Test drilling at regular distances can give an estimate, but cannot with absolute certainty predict the geologic conditions between drill holes. Not only does this mean accidental leaks are likely, but also the expected gas reserve may fall short.
This overestimating of the resource is more likely than not to happen, because the industry has a clear financial interest in exaggerating its supplies. Share prices are heavily influenced by projections of the size of resource available to the company. Imagine a 10% profit is expected on a gasfield.
If the projected life of the wells is 10 years, but they run out on average after only nine years, there goes a lot of profit. But as unconventional gasfields are intended to roll on from one locality to the next, sinking new wells as old ones dry up, it may be possible to disguise previous underperformance amid promises of new reserves just over the next hill. This dynamic has been described as the “gas Ponzi scheme”.
In 2004, US journalist Ron Suskind related a conversation with an aide to then president George W. Bush. ''We're an empire now, and when we act, we create our own reality” the aide purportedly said.
A combination of corporate wealth and government power can “make reality” for a time, long enough to make a few corporate high-fliers and retired politicians very rich whether in rebuilding the devastation inflicted on Iraq, or on a more mundane level, producing LNG for export.
As the descent of the US occupation of Iraq into chaos and the GFC’s impact on the housing and banking sectors show, this kind of forced march can only go on so long before it is overextended and unsustainable.

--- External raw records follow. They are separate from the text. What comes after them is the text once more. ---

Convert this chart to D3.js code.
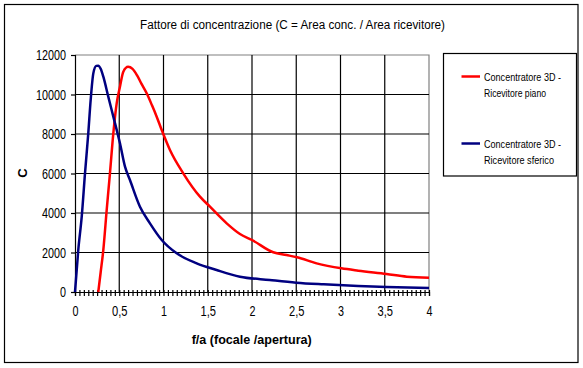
<!DOCTYPE html>
<html>
<head>
<meta charset="utf-8">
<script src="https://cdn.jsdelivr.net/npm/d3@7"></script>
<style>
  html, body { margin: 0; padding: 0; background: #fff; }
  svg { display: block; }
  .narrow { font-family: "Liberation Sans", Arial, sans-serif; }
  .bold { font-family: "Liberation Sans", Arial, sans-serif; font-weight: bold; }
</style>
</head>
<body>
<svg id="chart" width="583" height="368"></svg>
<script>
// ---- Data ----
const title = "Fattore di concentrazione (C = Area conc. / Area ricevitore)";
const xTitle = "f/a  (focale /apertura)";
const yTitle = "C";

const seriesNames = ["Concentratore 3D -\nRicevitore piano", "Concentratore 3D -\nRicevitore sferico"];

const pianoX = [0.263, 0.29, 0.32, 0.358, 0.395, 0.433, 0.471, 0.508, 0.546, 0.6, 0.65, 0.7, 0.75, 0.81, 0.87, 0.923, 0.98, 1.073, 1.223, 1.412, 1.525, 1.714, 1.864, 2.0, 2.24, 2.39, 2.51, 2.73, 3.01, 3.2, 3.52, 3.75, 4.0];
const pianoC = [0, 1000, 2127, 4150, 6010, 8035, 9554, 10395, 11155, 11400, 11300, 10980, 10550, 10060, 9450, 8877, 8200, 7190, 6010, 4826, 4320, 3478, 2937, 2633, 2010, 1873, 1757, 1451, 1198, 1080, 911, 776, 726];

const sfericoX = [0, 0.037, 0.076, 0.113, 0.15, 0.177, 0.207, 0.24, 0.263, 0.29, 0.32, 0.376, 0.433, 0.508, 0.565, 0.621, 0.734, 0.847, 0.98, 1.149, 1.375, 1.6, 1.864, 2.2, 2.5, 2.81, 3.2, 3.52, 4.0];
const sfericoC = [0, 2127, 3815, 6010, 8035, 9722, 11070, 11450, 11460, 11300, 10900, 9890, 8877, 7528, 6345, 5671, 4320, 3478, 2633, 1959, 1453, 1114, 776, 608, 473, 388, 304, 253, 203];

const xTicks = [0, 0.5, 1, 1.5, 2, 2.5, 3, 3.5, 4];
const xTickLabels = ["0", "0,5", "1", "1,5", "2", "2,5", "3", "3,5", "4"];
const yTicks = [0, 2000, 4000, 6000, 8000, 10000, 12000];
const yTickLabels = ["0", "2000", "4000", "6000", "8000", "10000", "12000"];
const xMinorStep = 0.05;

const colors = ["#FF0000", "#000080"];

// ---- Drawing ----
const svg = d3.select("#chart");
const x = d3.scaleLinear().domain([0, 4]).range([75, 429]);
const y = d3.scaleLinear().domain([0, 12000]).range([292, 55]);

// width of a narrow label (digits ~6px, comma ~3px)
const labelWidth = s => s.split("").reduce((a, c) => a + (c === "," ? 3.5 : 6), 0);

// outer frame
svg.append("rect").attr("x", 4.5).attr("y", 4.5).attr("width", 573.5).attr("height", 358)
  .attr("fill", "#fff").attr("stroke", "#000").attr("stroke-width", 1.2);

// title
svg.append("text").attr("class", "narrow").attr("x", 292.5).attr("y", 29)
  .attr("text-anchor", "middle").attr("font-size", 12)
  .attr("textLength", 305).attr("lengthAdjust", "spacingAndGlyphs")
  .text(title);

// plot area border (gray top/right)
svg.append("path")
  .attr("d", `M${x(0)},${y(12000)}H${x(4)}V${y(0)}`)
  .attr("fill", "none").attr("stroke", "#808080").attr("stroke-width", 1.2);

// horizontal gridlines
svg.append("g").selectAll("line").data(yTicks.filter(d => d > 0 && d < 12000)).join("line")
  .attr("x1", x(0)).attr("x2", x(4)).attr("y1", d => y(d)).attr("y2", d => y(d))
  .attr("stroke", "#000").attr("stroke-width", 1.2);
// vertical gridlines
svg.append("g").selectAll("line").data(xTicks.filter(d => d > 0 && d < 4)).join("line")
  .attr("x1", d => x(d)).attr("x2", d => x(d)).attr("y1", y(12000)).attr("y2", y(0))
  .attr("stroke", "#000").attr("stroke-width", 1.2);

// y axis
const yAxis = d3.axisLeft(y).tickValues(yTicks).tickSize(4).tickPadding(5)
  .tickFormat((d, i) => yTickLabels[i]);
const gy = svg.append("g").attr("transform", `translate(${x(0)},0)`).call(yAxis);
gy.select(".domain").attr("stroke", "#000").attr("stroke-width", 1.2);
gy.selectAll(".tick line").attr("stroke", "#000").attr("stroke-width", 1.2);
gy.selectAll(".tick text").attr("class", "narrow").attr("font-size", 14.5).attr("fill", "#000")
  .attr("textLength", (d, i) => labelWidth(yTickLabels[i])).attr("lengthAdjust", "spacingAndGlyphs");

// x axis: minor ticks crossing axis
const minorTicks = d3.range(0, 4 + 1e-9, xMinorStep);
const xAxisMinor = d3.axisBottom(x).tickValues(minorTicks).tickSize(4).tickFormat("");
const gxm = svg.append("g").attr("transform", `translate(0,${y(0)})`).call(xAxisMinor);
gxm.select(".domain").attr("stroke", "#000").attr("stroke-width", 1.2);
gxm.selectAll(".tick line").attr("y1", -2).attr("stroke", "#000").attr("stroke-width", 1.2);

const xAxis = d3.axisBottom(x).tickValues(xTicks).tickSize(0).tickPadding(14)
  .tickFormat((d, i) => xTickLabels[i]);
const gx = svg.append("g").attr("transform", `translate(0,${y(0)})`).call(xAxis);
gx.select(".domain").remove();
gx.selectAll(".tick text").attr("class", "narrow").attr("font-size", 14.5).attr("fill", "#000")
  .attr("textLength", (d, i) => labelWidth(xTickLabels[i])).attr("lengthAdjust", "spacingAndGlyphs");

// axis titles
svg.append("text").attr("class", "bold").attr("x", 251.7).attr("y", 344)
  .attr("text-anchor", "middle").attr("font-size", 12)
  .attr("textLength", 120).attr("lengthAdjust", "spacingAndGlyphs")
  .text(xTitle);
svg.append("text").attr("class", "bold")
  .attr("transform", `translate(27,173) rotate(-90)`)
  .attr("text-anchor", "middle").attr("font-size", 13)
  .text(yTitle);

// series lines
const line = d3.line().x(d => x(d[0])).y(d => y(d[1])).curve(d3.curveMonotoneX);
const series = [
  d3.zip(pianoX, pianoC),
  d3.zip(sfericoX, sfericoC)
];
svg.append("g").selectAll("path").data(series).join("path")
  .attr("d", line)
  .attr("fill", "none")
  .attr("stroke", (d, i) => colors[i])
  .attr("stroke-width", 2.5)
  .attr("stroke-linejoin", "round");

// legend
const leg = svg.append("g");
leg.append("rect").attr("x", 443.5).attr("y", 53.5).attr("width", 133).attr("height", 122.5)
  .attr("fill", "#fff").attr("stroke", "#000").attr("stroke-width", 1.2);
const legY = [76.5, 143.5];
const legWidths = [[77, 62], [77, 70]];
seriesNames.forEach((name, i) => {
  leg.append("line").attr("x1", 461.5).attr("x2", 480).attr("y1", legY[i]).attr("y2", legY[i])
    .attr("stroke", colors[i]).attr("stroke-width", 2.5);
  const lines = name.split("\n");
  lines.forEach((t, j) => {
    leg.append("text").attr("class", "narrow").attr("x", 484).attr("y", legY[i] + 4 + j * 16.5)
      .attr("font-size", 10.5).attr("fill", "#000")
      .attr("textLength", legWidths[i][j]).attr("lengthAdjust", "spacingAndGlyphs")
      .text(t);
  });
});
</script>
</body>
</html>
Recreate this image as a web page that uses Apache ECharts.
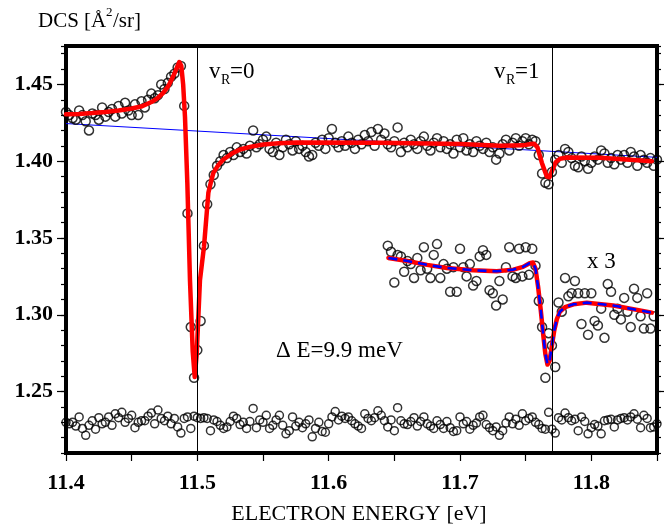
<!DOCTYPE html>
<html><head><meta charset="utf-8">
<script src="https://cdn.jsdelivr.net/npm/echarts@6/dist/echarts.min.js"></script>
<style>html,body{margin:0;padding:0;background:#fff}#c{width:666px;height:529px}</style>
</head><body><div id="c"></div>
<script>
// ---- data ----
const scanStart = 11.4;       // eV, first channel of the scan
const scanStep = 0.0025;      // eV per channel
const x3Start = 11.645;       // eV, first channel of the magnified (x3) trace

const mainDCS = [
 1.432,1.430,1.428,1.427,1.433,1.430,1.426,1.420,1.431,1.430,
 1.427,1.435,1.429,1.432,1.434,1.429,1.436,1.431,1.438,1.433,
 1.430,1.437,1.430,1.439,1.435,1.440,1.444,1.441,1.443,1.450,
 1.447,1.451,1.455,1.457,1.461,1.462,1.436,1.366,1.292,1.259,
 1.277,1.296,1.345,1.372,1.385,1.391,1.397,1.400,1.404,1.402,
 1.406,1.404,1.409,1.406,1.408,1.405,1.410,1.420,1.409,1.411,
 1.414,1.416,1.408,1.406,1.412,1.404,1.409,1.414,1.411,1.407,
 1.413,1.408,1.410,1.406,1.403,1.404,1.412,1.410,1.414,1.408,
 1.415,1.421,1.412,1.409,1.413,1.410,1.416,1.412,1.408,1.414,
 1.411,1.417,1.413,1.419,1.410,1.421,1.414,1.418,1.411,1.409,
 1.413,1.422,1.406,1.412,1.409,1.414,1.411,1.408,1.413,1.416,
 1.410,1.407,1.412,1.415,1.409,1.413,1.408,1.411,1.405,1.414,
 1.409,1.415,1.407,1.411,1.406,1.413,1.410,1.408,1.412,1.406,
 1.409,1.401,1.405,1.411,1.414,1.407,1.412,1.415,1.410,1.413,
 1.415,1.411,1.414,1.413,1.404,1.392,1.386,1.385,1.393,1.401,
 1.404,1.399,1.408,1.406,1.402,1.397,1.396,1.403,1.400,1.395,
 1.399,1.403,1.401,1.407,1.405,1.399,1.402,1.398,1.404,1.401,
 1.404,1.399,1.406,1.403,1.397,1.404,1.401,1.399,1.402,1.397,1.401
];

const residualDCS = [
 1.230,1.229,1.230,1.2275,1.2335,1.226,1.2215,1.228,1.231,1.2255,
 1.233,1.229,1.230,1.2335,1.228,1.2355,1.233,1.2365,1.230,1.2325,
 1.2345,1.2265,1.230,1.231,1.231,1.234,1.236,1.229,1.238,1.2325,
 1.231,1.234,1.229,1.2325,1.227,1.223,1.2325,1.2335,1.226,1.234,
 1.233,1.2325,1.233,1.2325,1.2245,1.2315,1.2305,1.228,1.226,1.227,
 1.2305,1.234,1.2325,1.2285,1.230,1.226,1.2305,1.239,1.2265,1.2315,
 1.230,1.2345,1.226,1.228,1.2315,1.2345,1.228,1.2225,1.2245,1.2335,
 1.2275,1.230,1.2265,1.229,1.2315,1.2205,1.226,1.230,1.224,1.2235,
 1.229,1.2335,1.237,1.2315,1.234,1.2325,1.2335,1.231,1.229,1.2275,
 1.226,1.2355,1.2325,1.231,1.233,1.2375,1.2345,1.231,1.227,1.2315,
 1.2245,1.2395,1.231,1.229,1.2285,1.2305,1.233,1.2275,1.2305,1.2335,
 1.229,1.2275,1.226,1.231,1.2285,1.226,1.2305,1.2265,1.224,1.2245,
 1.2335,1.229,1.2305,1.2255,1.228,1.2295,1.2335,1.2345,1.2285,1.2265,
 1.2245,1.227,1.2215,1.2245,1.2295,1.2335,1.229,1.232,1.228,1.2355,
 1.231,1.2325,1.2335,1.230,1.2285,1.226,1.2255,1.2365,1.2255,1.223,
 1.233,1.2315,1.236,1.233,1.231,1.232,1.2245,1.2335,1.2305,1.2225,
 1.2265,1.2285,1.2275,1.2225,1.231,1.2315,1.232,1.227,1.2315,1.2325,
 1.233,1.2315,1.2335,1.2355,1.232,1.2265,1.2345,1.2325,1.2265,1.227,1.229
];

const x3DCS = [
 1.345,1.341,1.321,1.339,1.338,1.328,1.335,1.333,1.324,1.337,
 1.329,1.344,1.330,1.324,1.339,1.346,1.324,1.333,1.330,1.315,
 1.331,1.315,1.343,1.331,1.325,1.333,1.319,1.322,1.338,1.342,
 1.339,1.316,1.314,1.306,1.322,1.310,1.331,1.344,1.325,1.324,
 1.343,1.325,1.344,1.326,1.343,1.332,1.309,1.292,1.259,1.288,
 1.280,1.266,1.308,1.302,1.324,1.312,1.314,1.322,1.314,1.294,
 1.314,1.287,1.314,1.296,1.293,1.304,1.285,1.320,1.315,1.300,
 1.304,1.297,1.311,1.302,1.292,1.317,1.311,1.299,1.291,1.314,1.291,1.299
];

// fitted curves [energy, DCS]
const fitMain = [
 [11.400,1.4305],[11.410,1.4308],[11.420,1.4313],[11.430,1.4320],[11.440,1.4330],
 [11.450,1.4343],[11.458,1.4358],[11.465,1.4385],[11.470,1.4412],[11.474,1.4445],
 [11.478,1.4490],[11.4817,1.4554],[11.4845,1.4610],[11.4863,1.4646],[11.4878,1.4620],
 [11.4892,1.4500],[11.4906,1.4289],[11.4924,1.3855],[11.4944,1.3225],[11.4965,1.2760],
 [11.4980,1.2595],[11.4995,1.2740],[11.5020,1.3225],[11.5051,1.3446],[11.5084,1.3794],
 [11.5105,1.3870],[11.5122,1.3924],[11.5160,1.3975],[11.5198,1.4011],[11.5260,1.4048],
 [11.5325,1.4076],[11.5410,1.4095],[11.5503,1.4109],[11.5620,1.4117],[11.5757,1.4121],
 [11.6391,1.4120],[11.7000,1.4112],[11.7305,1.4100],[11.7480,1.4103],[11.7540,1.4112],
 [11.7565,1.4113],[11.7590,1.4090],[11.7623,1.3990],[11.7661,1.3900],[11.7681,1.3895],
 [11.7700,1.3935],[11.7730,1.3995],[11.7762,1.4016],[11.7813,1.4024],[11.8067,1.4022],
 [11.8461,1.4000]
];
const fitX3 = [
 [11.6455,1.3370],[11.660,1.3350],[11.675,1.3325],[11.690,1.3305],[11.710,1.3290],
 [11.728,1.3283],[11.7407,1.3294],[11.7480,1.3312],[11.7530,1.3336],[11.7555,1.3340],
 [11.7575,1.3300],[11.7595,1.3180],[11.7615,1.3030],[11.7635,1.2860],[11.7650,1.2745],
 [11.7666,1.2676],[11.7682,1.2700],[11.7699,1.2795],[11.7718,1.2900],[11.7737,1.2970],
 [11.7760,1.3020],[11.7800,1.3050],[11.7864,1.3068],[11.7966,1.3079],[11.8167,1.3060],
 [11.8461,1.3014]
];
const backgroundLine = [[11.40,1.4245],[11.85,1.4025]];
const resonanceEnergies = [11.4975, 11.767];

const xTickLabels = [11.4, 11.5, 11.6, 11.7, 11.8];
const yTickLabels = [1.25, 1.30, 1.35, 1.40, 1.45];

// ---- build ----
const energyAt = (start, i) => +(start + scanStep * i).toFixed(4);
const mainPts = mainDCS.map((v, i) => [energyAt(scanStart, i), v]);
const resPts = residualDCS.map((v, i) => [energyAt(scanStart, i), v]);
const x3Pts = x3DCS.map((v, i) => [energyAt(x3Start, i), v]);

const SERIF = "'Liberation Serif','Times New Roman',serif";
const circleStyle = {color: 'rgba(255,255,255,0)', borderColor: '#000', borderWidth: 1.5};
const yMin = 1.21, yMax = 1.475;
const txt = (x, y, text, size, extra) => ({type: 'text', x, y, z: 10,
  style: Object.assign({text, verticalAlign: 'middle', fontFamily: SERIF, fontSize: size, fill: '#000'}, extra || {})});

const chart = echarts.init(document.getElementById('c'), null, {renderer: 'canvas'});
chart.setOption({
  animation: false,
  backgroundColor: '#fff',
  grid: {left: 66, right: 9, top: 46, bottom: 76, show: true, borderColor: '#000', borderWidth: 4, backgroundColor: 'transparent', containLabel: false},
  xAxis: [{
    type: 'value', min: 11.4, max: 11.85, interval: 0.05, position: 'bottom',
    axisLine: {show: false}, splitLine: {show: false},
    axisTick: {show: true, inside: false, length: 8, lineStyle: {color: '#000', width: 1.2}},
    axisLabel: {customValues: xTickLabels, formatter: v => v.toFixed(1), fontFamily: SERIF, fontWeight: 'bold', fontSize: 22, color: '#000', margin: 19}
  }],
  yAxis: [
    {type: 'value', min: yMin, max: yMax, interval: 0.01, position: 'left',
     axisLine: {show: false}, splitLine: {show: false},
     axisTick: {show: true, length: 5, lineStyle: {color: '#000', width: 1.2}},
     axisLabel: {show: false}},
    {type: 'value', min: yMin, max: yMax, position: 'left',
     axisLine: {show: false}, splitLine: {show: false},
     axisTick: {show: true, customValues: yTickLabels, length: 9, lineStyle: {color: '#000', width: 1.2}},
     axisLabel: {customValues: yTickLabels, formatter: v => v.toFixed(2), fontFamily: SERIF, fontWeight: 'bold', fontSize: 22, color: '#000', margin: 13}},
    {type: 'value', min: yMin, max: yMax, interval: 0.01, position: 'right',
     axisLine: {show: false}, splitLine: {show: false},
     axisTick: {show: true, length: 4, lineStyle: {color: '#000', width: 1.2}},
     axisLabel: {show: false}},
    {type: 'value', min: yMin, max: yMax, position: 'right',
     axisLine: {show: false}, splitLine: {show: false},
     axisTick: {show: true, customValues: yTickLabels, length: 7, lineStyle: {color: '#000', width: 1.2}},
     axisLabel: {show: false}}
  ],
  series: [
    {type: 'line', data: backgroundLine, showSymbol: false, symbol: 'none', z: 1,
     lineStyle: {color: '#0000ff', width: 1},
     markLine: {silent: true, symbol: 'none', label: {show: false},
       lineStyle: {color: '#000', width: 1, type: 'solid'},
       data: resonanceEnergies.map(e => ({xAxis: e}))}},
    {type: 'scatter', data: mainPts, symbol: 'circle', symbolSize: 9, itemStyle: circleStyle, z: 2},
    {type: 'scatter', data: resPts, symbol: 'circle', symbolSize: 8, itemStyle: circleStyle, z: 2},
    {type: 'scatter', data: x3Pts, symbol: 'circle', symbolSize: 9, itemStyle: circleStyle, z: 2},
    {type: 'line', data: fitMain, showSymbol: false, symbol: 'none', z: 3,
     lineStyle: {color: '#ff0000', width: 4.5, cap: 'round', join: 'round'}},
    {type: 'line', data: fitX3, showSymbol: false, symbol: 'none', z: 3,
     lineStyle: {color: '#ff0000', width: 4.5, cap: 'round', join: 'round'}},
    {type: 'line', data: fitX3, showSymbol: false, symbol: 'none', z: 4,
     lineStyle: {color: '#0000ff', width: 2.6, type: [9, 6]}}
  ],
  graphic: [
    txt(38, 21, 'DCS [Å', 21),
    txt(106, 13, '2', 13),
    txt(113, 21, '/sr]', 21),
    txt(209, 72, 'v', 23),
    txt(221, 80, 'R', 14),
    txt(230, 72, '=0', 23),
    txt(494, 72, 'v', 23),
    txt(506, 80, 'R', 14),
    txt(515, 72, '=1', 23),
    txt(587, 262, 'x 3', 23),
    txt(276, 351, 'Δ E=9.9 meV', 23),
    txt(359, 514, 'ELECTRON ENERGY [eV]', 22, {align: 'center'})
  ]
});
</script>
</body></html>
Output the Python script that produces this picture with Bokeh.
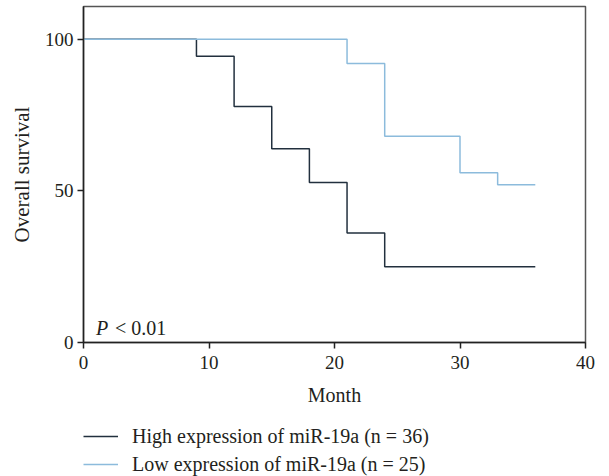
from bokeh.plotting import figure
from bokeh.models import Legend, LegendItem, Range1d, FixedTicker, Label
from bokeh.layouts import column
from bokeh.embed import file_html
from bokeh.resources import INLINE

months_high = [0, 9, 12, 15, 18, 21, 24, 36]
surv_high = [100, 94.4, 77.8, 63.9, 52.8, 36.1, 25.0, 25.0]
months_low = [0, 21, 24, 30, 33, 36]
surv_low = [100, 92, 68, 56, 52, 52]
x_ticks = [0, 10, 20, 30, 40]
y_ticks = [0, 50, 100]
label_high = "High expression of miR-19a (n = 36)"
label_low = "Low expression of miR-19a (n = 25)"

FONT = "Liberation Serif"
FS_TICK = "19px"
FS = "20px"
TXT = "#231f20"
DARK = "#22303e"
LIGHT = "#8cbbdc"

main = figure(width=609, height=414, x_range=Range1d(0, 40), y_range=Range1d(0, 110.8),
              output_backend="svg", toolbar_location=None,
              min_border_left=83, min_border_right=24, min_border_top=6, min_border_bottom=72)
main.background_fill_color = "white"
main.border_fill_color = "white"
main.outline_line_color = "#555555"
main.outline_line_width = 1.5
main.xgrid.visible = False
main.ygrid.visible = False

main.step(months_high, surv_high, mode="after", line_color=DARK, line_width=1.5)
main.step(months_low, surv_low, mode="after", line_color=LIGHT, line_width=1.5)

for ax in (main.xaxis[0], main.yaxis[0]):
    ax.axis_line_color = "#222222"
    ax.axis_line_width = 1.5
    ax.major_tick_line_color = "#222222"
    ax.major_tick_line_width = 1.5
    ax.major_tick_out = 6
    ax.major_tick_in = 0
    ax.minor_tick_line_color = None
    ax.major_label_text_font = FONT
    ax.major_label_text_font_size = FS_TICK
    ax.major_label_text_color = TXT
    ax.axis_label_text_font = FONT
    ax.axis_label_text_font_size = FS
    ax.axis_label_text_font_style = "normal"
    ax.axis_label_text_color = TXT

main.xaxis.ticker = FixedTicker(ticks=x_ticks)
main.yaxis.ticker = FixedTicker(ticks=y_ticks)
main.xaxis.axis_label = "Month"
main.yaxis.axis_label = "Overall survival"
main.yaxis.axis_label_text_font_size = "21px"
main.xaxis.major_label_standoff = 7
main.xaxis.axis_label_standoff = 12
main.yaxis.major_label_standoff = 4
main.yaxis.axis_label_standoff = 8

main.add_layout(Label(x=1.0, y=1.3, text="P", text_font=FONT, text_font_size=FS,
                      text_font_style="italic", text_color=TXT))
main.add_layout(Label(x=2.5, y=1.3, text="< 0.01", text_font=FONT, text_font_size=FS,
                      text_color=TXT))

# legend strip below the chart (series drawn outside its visible range)
leg = figure(width=609, height=62, x_range=Range1d(0, 1), y_range=Range1d(0, 1),
             output_backend="svg", toolbar_location=None,
             min_border_left=0, min_border_right=0, min_border_top=0, min_border_bottom=0)
leg.axis.visible = False
leg.grid.visible = False
leg.outline_line_color = None
lh = leg.step(months_high, surv_high, mode="after", line_color=DARK, line_width=1.5)
ll = leg.step(months_low, surv_low, mode="after", line_color=LIGHT, line_width=1.5)
legend = Legend(items=[LegendItem(label=label_high, renderers=[lh]),
                       LegendItem(label=label_low, renderers=[ll])],
                location=(0, 0), orientation="vertical",
                glyph_width=35, glyph_height=24, label_height=24, spacing=4,
                label_standoff=14, padding=0, margin=0,
                border_line_color=None, background_fill_alpha=0,
                label_text_font=FONT, label_text_font_size=FS,
                label_text_color=TXT)
leg.add_layout(legend)

p = column(main, leg, spacing=0)
open("out.html", "w").write(file_html(p, INLINE))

In the case of unconventional gas, the combination of an inherently risky industry and growing competition from far more secure renewable energy technology will almost inevitably cause a faltering if not a crash in the unconventional gas industry at some point.
Modern capitalism could continue like this forever, in theory: pumping up bubbles and state-industrial power plays before lurching back into the basic state of crisis when they fall flat --while the culprits make a quick getaway with as much loot as they can sequester in offshore tax havens.
But whether humanity can endure much more of it, as climate tipping-points are already being triggered by our atmosphere's rapidly rising greenhouse gas concentrations, is another question. We could wait for the unconventional gas industry to crash, but how much damage will it do before then?
We are running out of time, and it is vital to do everything we can to stop the unconventional gas boom dead in its tracks. Increasingly, it seems, that will mean campaigns such as Lock the Gate will need to fight on the federal front as well as the state for regulation of the fracking industry.